Teaching your children the importance of staying away from strangers is necessary. Just talking about it is not enough. You should always role play with them as well to make sure they understand exactly what to do.
Beyond stranger danger is teaching them who they can and should trust if they need help.
Good vs. Bad Strangers
Just as making sure they know to stay away from strangers is important, you also need to teach them that not all strangers are bad. This can be a little tricky, but it’s important that they know who they can most-safely turn to if you are not around. The fact is, everyone around them may be strangers if something happens.
Teach them that adults should NEVER be asking a child for help. They should also never approach a stranger that is asking them to do so for any reason. Let them know that these types of strangers could tempt them by luring them with things such as candy or small animals.

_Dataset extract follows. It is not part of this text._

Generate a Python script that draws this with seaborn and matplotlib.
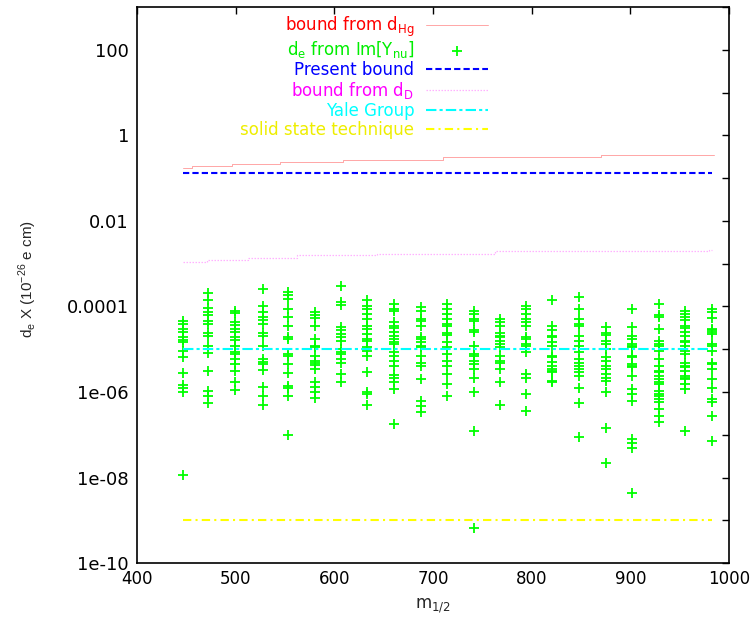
import numpy as np
import pandas as pd
import matplotlib
matplotlib.use("Agg")
import matplotlib.pyplot as plt
from matplotlib.ticker import NullFormatter
import seaborn as sns

# m_1/2 grid of the scan
m_half = [446, 472, 499, 527, 553, 580, 607, 633, 660, 688, 714,
          741, 768, 794, 821, 848, 875, 902, 929, 955, 983]

# log10(d_e) of the scan points, one list per m_1/2 column
de_log10 = [
    [-4.33, -4.41, -4.53, -4.59, -4.71, -4.78, -4.84, -5.03, -5.17, -5.56, -5.84, -5.90, -6.01, -7.94],
    [-3.68, -3.86, -4.03, -4.14, -4.20, -4.33, -4.41, -4.62, -4.68, -4.92, -5.09, -5.50, -5.97, -6.09, -6.26],
    [-4.10, -4.15, -4.37, -4.43, -4.53, -4.59, -4.72, -4.78, -4.92, -5.06, -5.11, -5.23, -5.35, -5.50, -5.76, -5.95],
    [-3.59, -3.98, -4.14, -4.25, -4.31, -4.41, -4.63, -4.68, -4.93, -5.23, -5.29, -5.35, -5.48, -5.89, -6.10, -6.31],
    [-3.67, -3.73, -3.82, -4.06, -4.25, -4.45, -4.72, -4.76, -5.11, -5.15, -5.35, -5.56, -5.85, -5.91, -6.09, -7.01],
    [-4.14, -4.21, -4.28, -4.45, -4.76, -4.92, -4.95, -5.15, -5.27, -5.32, -5.37, -5.46, -5.77, -5.89, -6.01, -6.13],
    [-3.51, -3.90, -3.96, -4.49, -4.56, -4.64, -4.72, -4.80, -4.99, -5.06, -5.11, -5.23, -5.32, -5.58, -5.76],
    [-3.86, -3.98, -4.06, -4.17, -4.29, -4.45, -4.53, -4.64, -4.76, -4.80, -4.95, -5.03, -5.15, -5.52, -6.01, -6.05, -6.31],
    [-3.94, -4.06, -4.10, -4.37, -4.45, -4.51, -4.60, -4.68, -4.76, -4.82, -4.88, -5.07, -5.15, -5.27, -5.40, -5.60, -5.66, -5.77, -5.93, -6.75],
    [-4.02, -4.10, -4.29, -4.35, -4.45, -4.72, -4.76, -4.84, -4.92, -4.95, -5.15, -5.32, -5.38, -5.70, -6.20, -6.32, -6.46],
    [-3.94, -4.06, -4.17, -4.29, -4.41, -4.45, -4.62, -4.67, -4.84, -4.95, -5.11, -5.27, -5.38, -5.58, -5.81, -6.09],
    [-4.10, -4.17, -4.29, -4.35, -4.56, -4.60, -4.92, -5.11, -5.15, -5.27, -5.35, -5.46, -5.66, -6.01, -6.91, -9.17],
    [-4.29, -4.37, -4.45, -4.62, -4.68, -4.72, -4.80, -4.88, -4.95, -5.15, -5.27, -5.31, -5.46, -5.77, -6.31],
    [-3.98, -4.06, -4.17, -4.29, -4.37, -4.45, -4.71, -4.76, -4.88, -4.92, -5.07, -5.58, -5.66, -6.05, -6.44],
    [-3.86, -4.45, -4.54, -4.68, -4.72, -4.84, -4.92, -5.15, -5.19, -5.29, -5.38, -5.46, -5.50, -5.54, -5.74, -5.77],
    [-3.78, -4.06, -4.29, -4.41, -4.45, -4.68, -4.80, -4.92, -5.07, -5.23, -5.31, -5.38, -5.46, -5.54, -5.62, -5.91, -6.26, -7.06],
    [-4.49, -4.62, -4.67, -4.80, -4.88, -4.99, -5.19, -5.27, -5.38, -5.46, -5.58, -5.66, -5.74, -6.01, -6.85, -7.65],
    [-4.06, -4.49, -4.68, -4.76, -4.88, -4.92, -4.95, -5.15, -5.19, -5.35, -5.38, -5.42, -5.62, -5.93, -6.05, -6.20, -7.10, -7.18, -7.30, -8.35],
    [-3.94, -4.21, -4.25, -4.53, -4.80, -4.88, -4.92, -5.03, -5.23, -5.38, -5.50, -5.54, -5.62, -5.70, -5.77, -5.81, -5.97, -6.05, -6.09, -6.16, -6.23, -6.40, -6.56, -6.70],
    [-4.10, -4.17, -4.25, -4.31, -4.45, -4.51, -4.60, -4.68, -4.80, -4.84, -4.92, -5.03, -5.11, -5.31, -5.38, -5.42, -5.50, -5.62, -5.66, -5.70, -5.81, -5.93, -6.91],
    [-4.06, -4.14, -4.28, -4.53, -4.56, -4.60, -4.64, -4.88, -4.92, -5.03, -5.32, -5.35, -5.46, -5.70, -5.91, -6.16, -6.24, -6.56, -7.14],
]

# bounds (stepped curves and constants)
hg_m = [446, 456, 496, 545, 609, 710, 870, 985]
hg_bound = [0.173, 0.196, 0.219, 0.238, 0.271, 0.312, 0.342, 0.342]
dD_m = [446, 471, 512, 562, 643, 763, 980, 983]
dD_bound = [1.08e-3, 1.23e-3, 1.37e-3, 1.56e-3, 1.71e-3, 1.93e-3, 2.11e-3, 2.11e-3]
range_m = [446, 983]
present_bound = [0.13, 0.13]
yale_bound = [1e-5, 1e-5]
solid_state_bound = [1e-9, 1e-9]

x_ticks = [400, 500, 600, 700, 800, 900, 1000]
y_ticks = [1e-10, 1e-08, 1e-06, 1e-04, 1e-02, 1, 100]
y_ticklabels = ["1e-10", "1e-08", "1e-06", "0.0001", "0.01", "1", "100"]
y_minor = [1e-09, 1e-07, 1e-05, 1e-03, 1e-01, 10, 1000]

points = pd.DataFrame(
    [(m, 10.0 ** v) for m, col in zip(m_half, de_log10) for v in col],
    columns=["m", "de"],
)

sns.set_style("white")
plt.rcParams["font.family"] = ["DejaVu Sans"]
plt.rcParams["mathtext.fontset"] = "custom"
plt.rcParams["mathtext.rm"] = "DejaVu Sans"

fig = plt.figure(figsize=(7.5, 6.3), dpi=100)
ax = fig.add_axes([0.183, 0.106, 0.789, 0.883])

sns.lineplot(x=hg_m, y=hg_bound, ax=ax, color="red", lw=0.7, alpha=0.35,
             drawstyle="steps-post", label=r"bound from d$_\mathregular{Hg}$")
sns.scatterplot(data=points, x="m", y="de", ax=ax, marker="+", s=60,
                color="#00ff00", linewidth=1.3,
                label=r"d$_\mathregular{e}$ from Im[Y$_\mathregular{nu}$]")
sns.lineplot(x=range_m, y=present_bound, ax=ax, color="blue", lw=1.5,
             linestyle=(0, (3, 1.5)), label="Present bound")
sns.lineplot(x=dD_m, y=dD_bound, ax=ax, color="magenta", lw=0.9, alpha=0.3,
             drawstyle="steps-post", linestyle=(0, (1.2, 1.2)),
             label=r"bound from d$_\mathregular{D}$")
sns.lineplot(x=range_m, y=yale_bound, ax=ax, color="cyan", lw=1.5,
             linestyle=(0, (5, 1.5, 1.5, 1.5)), label="Yale Group")
sns.lineplot(x=range_m, y=solid_state_bound, ax=ax, color="yellow", lw=1.5,
             linestyle=(0, (4, 2, 1, 2)), label="solid state technique")

ax.set_yscale("log")
ax.set_xlim(400, 1000)
ax.set_ylim(1e-10, 1e3)
ax.set_xticks(x_ticks)
ax.set_xticklabels([str(t) for t in x_ticks])
ax.set_yticks(y_ticks)
ax.set_yticklabels(y_ticklabels)
ax.set_yticks(y_minor, minor=True)
ax.yaxis.set_minor_formatter(NullFormatter())
ax.tick_params(which="both", direction="in", top=True, right=True,
               length=5, width=1, labelsize=13, colors="black")
ax.tick_params(axis="x", pad=5, labelsize=12)
ax.tick_params(axis="y", pad=6)
for s in ax.spines.values():
    s.set_color("black")
    s.set_linewidth(1.2)

ax.set_xlabel(r"m$_\mathregular{1/2}$", fontsize=12, labelpad=6)
ax.set_ylabel(r"d$_\mathregular{e}$ X (10$^\mathregular{-26}$ e cm)", fontsize=11,
              family="Liberation Sans")
ax.yaxis.set_label_coords(-0.166, 0.51)

leg = ax.legend(loc="upper right", bbox_to_anchor=(0.605, 1.0), frameon=False,
                markerfirst=False, handlelength=3.7, handletextpad=0.7,
                labelspacing=0.05, fontsize=12, borderaxespad=0.05)
for txt, c in zip(leg.get_texts(), ["red", "#00ee00", "blue", "magenta", "cyan", "#eeee00"]):
    txt.set_color(c)

fig.savefig("out.png", dpi=100)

Next, make sure they know the difference between good and bad behavior when it comes to strangers. For instance, someone touching you in inappropriate places is bad. Offering them gifts or food without your permission is bad. Trying to get them to go somewhere with them is bad.
Not All Strangers are Bad
Let them know if they are in a dangerous situation or need help that not ALL strangers are bad. Making them fearful to ask for help can be just as harmful to them. They simply need to know not to accept help from anyone displaying bad stranger behavior and to never get in a car or leave with a stranger. A good stranger would call for help, not try to take them somewhere.
Tell them what types of strangers to look for if they do need help. A police officer, a mom or dad that has children with them, a teacher or school counselor. Any of these can be good choices for them to start with when seeking help.
They Control Their Body
Let your child know that their body is within their complete control on who they allow to hug them, kiss them or show any type of affection. For this reason, you need to give them the power to choose. I often see parents telling their child to ‘go hug someone goodbye’.
Instead, your child should have the option, not be told who they should allow to give them affection. No matter who they are to you, your child should always be the one making decisions regarding their body. This helps them learn that they have the power to say no and could keep them from a dangerous situation.
Teach them to listen to their bodies and never force them to hug, kiss, sit on someone’s lap or show affection to anyone – including you and your family members.